Four leading Republican presidential candidates have pulled even with President Barack Obama in a new poll, signaling a close race in 2012.

In a Gallup poll released Monday, Mitt Romney leads Obama by two percentage points, 48 percent to 46 percent, Rick Perry and Obama are tied at 47 percent, and Obama edges out Ron Paul by two percentage points, 47 percent to 45 percent. Michele Bachmann trails the president four points, 48 percent to 44 percent.

The survey, which was conducted on Aug. 17 and Aug. 18, indicates that the race for president is going to be highly competitive, according to Gallup.com.

Gallup's generic presidential ballot -- measured six times this year -- shows a close race between Obama and a generic Republican presidential candidate, although there have been survey-to-survey variations on this measure, with the Republican candidate leading in June and July, stated the Gallup report.

Democratic and Republican voters remained loyal to their party's candidates. Democrats were more consistent in their support for Obama, irrespective of the Republican he was pitted against.

Republicans, on the other hand, showed more variation. Texas Gov. Perry held the most Republicans in a race against Obama (92 percent). Romney, the former Massachusetts governor, held 91 percent, Minnesota Rep. Bachmann 86 percent and Texas Rep.  Paul 82 percent.

Among independents, Romney and Paul led Obama by three points and Perry by two, but the president led Bachmann by six points.

Concerns over a faltering economy, discontent over the acrimonious debt talks and high unemployment rates have shaken Obama's job approval rating, which is hovering around the 40 percent mark. This is below the rating that any of the six incumbent presidents re-elected since Eisenhower have had at the time of the presidential election, added the report. However, Ronald Reagan and Bill Clinton also had approval ratings below 50 percent in August of the year before they were re-elected.

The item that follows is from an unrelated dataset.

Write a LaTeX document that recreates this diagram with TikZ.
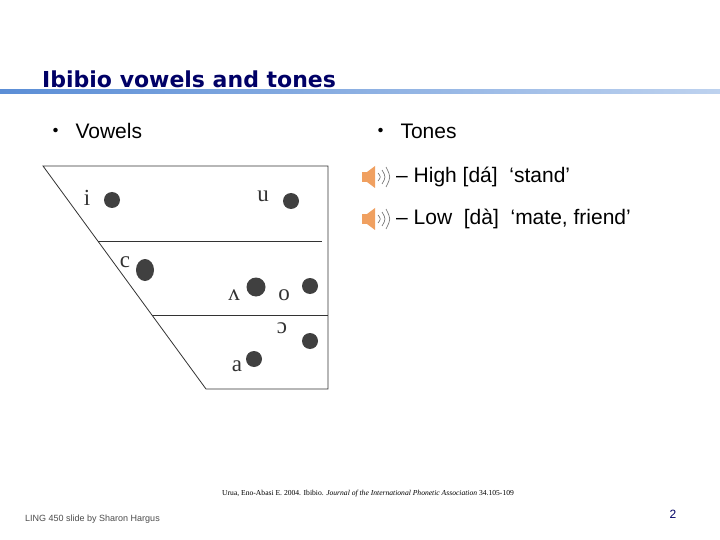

The first real votes for the Republican nomination, in Iowa, are more than five months away. Candidates like Sarah Palin, Rudy Giuliani and George Pataki may yet join the race. While it is evident that Obama faces stiff competition, Election Day is more than 14 months off.

In 1999, George W. Bush beat Al Gore in a Gallup matchup by 14 points.  The race ended tied, with Gore ultimately winning more of the national popular vote. In August 1995, Kansas Sen. Bob Dole was slightly ahead of President Bill Clinton in a Gallup poll, 48 percent to 46. On Election Day 1996, Clinton beat Dole by eight points. In August 1983, President Ronald Reagan was ahead of Democrat Walter Mondale by only one point, 44 percent to 43. Reagan went on to beat Mondale in a 59-41 landslide in the November 1984 election. In August 1979, incumbent President Jimmy Carter was tied with former California Gov. Reagan -- each getting 45 percent. Reagan ultimately defeated Carter by 10 points.

The new poll results are based on interviews with 1,026 voters on Aug. 17-18, as part of a daily track survey and has a sampling error of plus or minus four percentage points.